- Theatrical release poster
- Hangul: 남과 여
- RR: Namgwa yeo
- MR: Namgwa yŏ
- Directed by: Lee Yoon-ki
- Written by: Lee Yoon-ki Sin Eun-yeong
- Produced by: Oh Jung-wan Lee Dong-ha
- Starring: Jeon Do-yeon; Gong Yoo;
- Cinematography: Kim Dong-young
- Edited by: Kim Hyung-ju
- Music by: Bang Jun-seok
- Production company: Bom Film Productions
- Distributed by: Showbox
- Release date: February 25, 2016;
- Running time: 115 minutes
- Country: South Korea
- Language: Korean
- Box office: US$1.5 million

= A Man and a Woman (2016 film) =

A Man and a Woman is a 2016 South Korean romantic drama film directed by Lee Yoon-ki. It stars Jeon Do-yeon and Gong Yoo as two people who meet and begin a love affair in Finland. The film was released on February 25, 2016.

==Plot==
On a cold winter day, Sang-min asks Ki-hong for a light. The two strangers have dropped their kids off at a pickup area for a children's camp in Helsinki, Finland.

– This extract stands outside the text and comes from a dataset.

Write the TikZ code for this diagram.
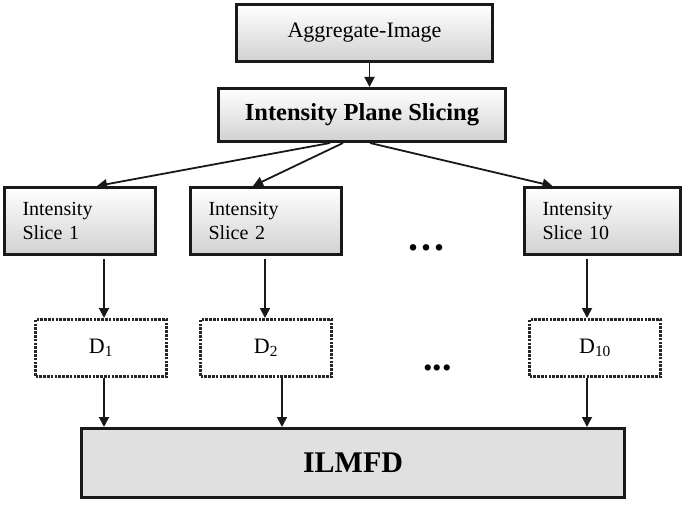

The man and woman decide to trail their children to the campground. On their way back, a snowstorm forces them to spend an evening at an inn. In the morning, they walk through the woods and find a secluded sauna where they share a sexual encounter. They leave the next day without knowing each other's names and part ways.

Several months later back in South Korea, Sang-min fixes a display at her clothing shop and sees Ki-hong walking by. It is revealed that they are both married with their own children, but share a bond that defies their condition. As they go about their lives, they are shown to be facing significant family issues: Sang-min's son has an unspecified illness that strains her family, her caretakers at home who struggle to manage her son's illness, and her marriage lacks intimacy, while Ki-hong's own family manages the mental health of his young wife who is battling suicidal thoughts, depression, and alcoholic tendencies that place her at risk of being committed to asylums. Ki-hong finds himself serving more as a guardian or older brother than a husband to his wife, and spends less time with her and their daughter after each mental health episode. Eventually, both Sang-min and Ki-hong reconnect and begin seeing each other covertly, hiding their relationship from friends, family, and co-workers as an escape from the tremendous difficulties they face in their separate lives.

The pair spend several nights together, avoiding the reality that their worlds are slowly crumbling around them. Sang-min realizes that she is in love with Ki-hong and decides to divorce her husband. She then goes back to Finland, but sees Ki-hong smiling in a restaurant with his family. Heartbroken, she flees, although Ki-hong notices and attempts to follow her in his car but stops when he sees his daughter through the restaurant window. Ki-hong stops in his tracks and decides to stop his affair for the sake of his daughter. He is finally seen driving away with his family in his car with tears welling up in his eyes as Sang-min cries concurrently in her taxi.

==Cast==
- Jeon Do-yeon as Sang-min
- Gong Yoo as Ki-hong
- Lee Mi-so as Moon-joo
- Park Byung-eun as Ahn Jae-suk
- Park Min-ji as Ha-jeong
- Yoon Se-ah as Se-na
- Min Moo-je as Se-na's boyfriend
- Kang Shin-chul as Ki-hong's friend
- Lee Ji-hoon as Ki-hong's friend
- No Kang-min as Jong-hwa
- Kang Ji-woo as Yoo-rim
- Jeon Ye-seo as Hyo-seon
- Kim Hye-ok as Moon-joo's mother

==Production==
Filming began on November 19, 2014 and ended on March 23, 2015, with footage shot in Finland and Estonia in February 2015.